STATED EXERCISE>
The lines from the top of the material through the line with "ax.axhline(yv, color='black', linewidth=1.5, zorder=1)" are to be set down exactly. Leave the pictures out.

(Data extracted from a collection)
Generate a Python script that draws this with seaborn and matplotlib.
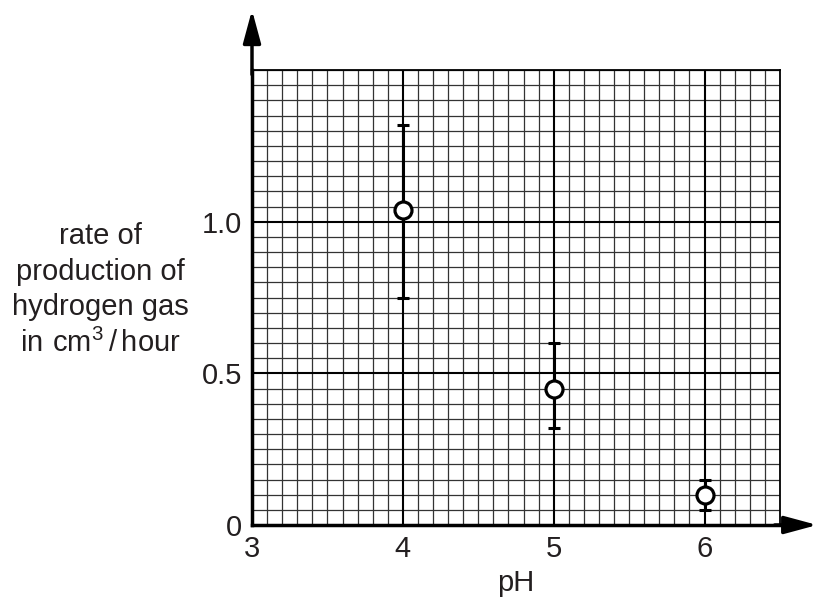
import matplotlib
matplotlib.use("Agg")
import matplotlib.pyplot as plt
import seaborn as sns
import numpy as np
import pandas as pd

ph = [4, 5, 6]
rate = [1.04, 0.45, 0.10]
rate_low = [0.75, 0.32, 0.05]
rate_high = [1.32, 0.60, 0.15]

x_ticks = [3, 4, 5, 6]
y_ticks = [0, 0.5, 1.0]
y_tick_labels = ["0", "0.5", "1.0"]

sns.set_theme(style="white")
plt.rcParams['font.family'] = ['Liberation Sans', 'DejaVu Sans']
plt.rcParams['mathtext.fontset'] = 'custom'
plt.rcParams['mathtext.rm'] = 'Liberation Sans'

TXT = '#231f20'
FS = 21

fig = plt.figure(figsize=(8.18, 5.97), dpi=100)
ax = fig.add_axes([252/818, 72/597, 528/818, 455/597])

ax.set_xlim(3, 6.5)
ax.set_ylim(0, 1.5)

# grid
ax.set_xticks(np.arange(3, 6.5001, 0.1), minor=True)
ax.set_yticks(np.arange(0, 1.5001, 0.05), minor=True)
ax.grid(which='minor', color='#333333', linewidth=0.9)
for xv in [4, 5, 6]:
    ax.axvline(xv, color='black', linewidth=1.5, zorder=1)
for yv in [0.5, 1.0]:
    ax.axhline(yv, color='black', linewidth=1.5, zorder=1)

df = pd.DataFrame({"pH": ph, "rate": rate})
err = [np.array(rate) - np.array(rate_low), np.array(rate_high) - np.array(rate)]
ax.errorbar(ph, rate, yerr=err, fmt='none', ecolor='black', elinewidth=2.2,
            capsize=4, capthick=2.2, zorder=3)
sns.scatterplot(data=df, x="pH", y="rate", ax=ax, s=150, marker='o',
                facecolor='white', edgecolor='black', linewidth=2.3, zorder=4)

ax.set_xticks(x_ticks)
ax.set_xticklabels([str(v) for v in x_ticks])
ax.set_yticks(y_ticks)
ax.set_yticklabels(y_tick_labels)
ax.tick_params(axis='x', which='major', direction='out', length=6, width=2.2,
               labelsize=FS, color='black', labelcolor=TXT, pad=1)
ax.tick_params(axis='y', which='major', direction='out', length=6, width=2.2,
               labelsize=FS, color='black', labelcolor=TXT, pad=1)
ax.tick_params(which='minor', length=0)

for s in ['left', 'bottom']:
    ax.spines[s].set_linewidth(2.5)
    ax.spines[s].set_color('black')
for s in ['top', 'right']:
    ax.spines[s].set_linewidth(1.3)
    ax.spines[s].set_color('black')

# arrows
astyle = '-|>,head_width=0.27,head_length=1.0'
ax.annotate('', xy=(0, (525 - 10) / 455), xytext=(0, 0.99), xycoords='axes fraction',
            arrowprops=dict(arrowstyle=astyle, mutation_scale=20,
                            color='black', lw=2.5, shrinkA=0, shrinkB=0),
            annotation_clip=False)
ax.annotate('', xy=(1.0705, 0), xytext=(0.99, 0), xycoords='axes fraction',
            arrowprops=dict(arrowstyle=astyle, mutation_scale=20,
                            color='black', lw=2.5, shrinkA=0, shrinkB=0),
            annotation_clip=False)

ax.set_xlabel("")
ax.set_ylabel("")
fig.text(516/818, 1 - 583/597, "pH", ha='center', va='center', fontsize=FS, color=TXT)
fig.text(100/818, 1 - 290/597,
         "rate of\nproduction of\nhydrogen gas\n$\\mathregular{in\\ cm^{3}\\,/\\,hour}$",
         ha='center', va='center', fontsize=FS, color=TXT, linespacing=1.33)

fig.savefig("out.png", dpi=100)
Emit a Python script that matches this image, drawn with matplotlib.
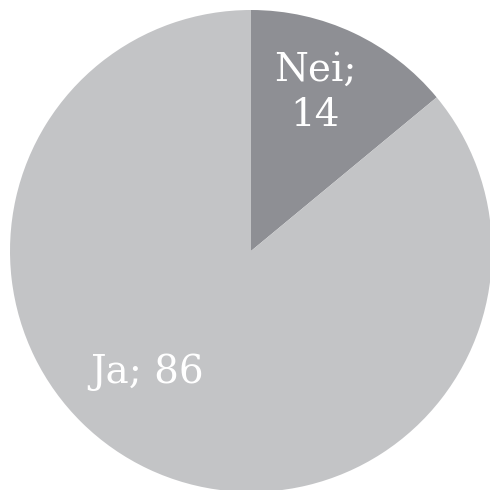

FULL SOLUTION>
Generate a Python script that draws this with seaborn and matplotlib.
import matplotlib
matplotlib.use("Agg")
import matplotlib.pyplot as plt
import seaborn as sns
import numpy as np
import pandas as pd

ph = [4, 5, 6]
rate = [1.04, 0.45, 0.10]
rate_low = [0.75, 0.32, 0.05]
rate_high = [1.32, 0.60, 0.15]

x_ticks = [3, 4, 5, 6]
y_ticks = [0, 0.5, 1.0]
y_tick_labels = ["0", "0.5", "1.0"]

sns.set_theme(style="white")
plt.rcParams['font.family'] = ['Liberation Sans', 'DejaVu Sans']
plt.rcParams['mathtext.fontset'] = 'custom'
plt.rcParams['mathtext.rm'] = 'Liberation Sans'

TXT = '#231f20'
FS = 21

fig = plt.figure(figsize=(8.18, 5.97), dpi=100)
ax = fig.add_axes([252/818, 72/597, 528/818, 455/597])

ax.set_xlim(3, 6.5)
ax.set_ylim(0, 1.5)

# grid
ax.set_xticks(np.arange(3, 6.5001, 0.1), minor=True)
ax.set_yticks(np.arange(0, 1.5001, 0.05), minor=True)
ax.grid(which='minor', color='#333333', linewidth=0.9)
for xv in [4, 5, 6]:
    ax.axvline(xv, color='black', linewidth=1.5, zorder=1)
for yv in [0.5, 1.0]:
    ax.axhline(yv, color='black', linewidth=1.5, zorder=1)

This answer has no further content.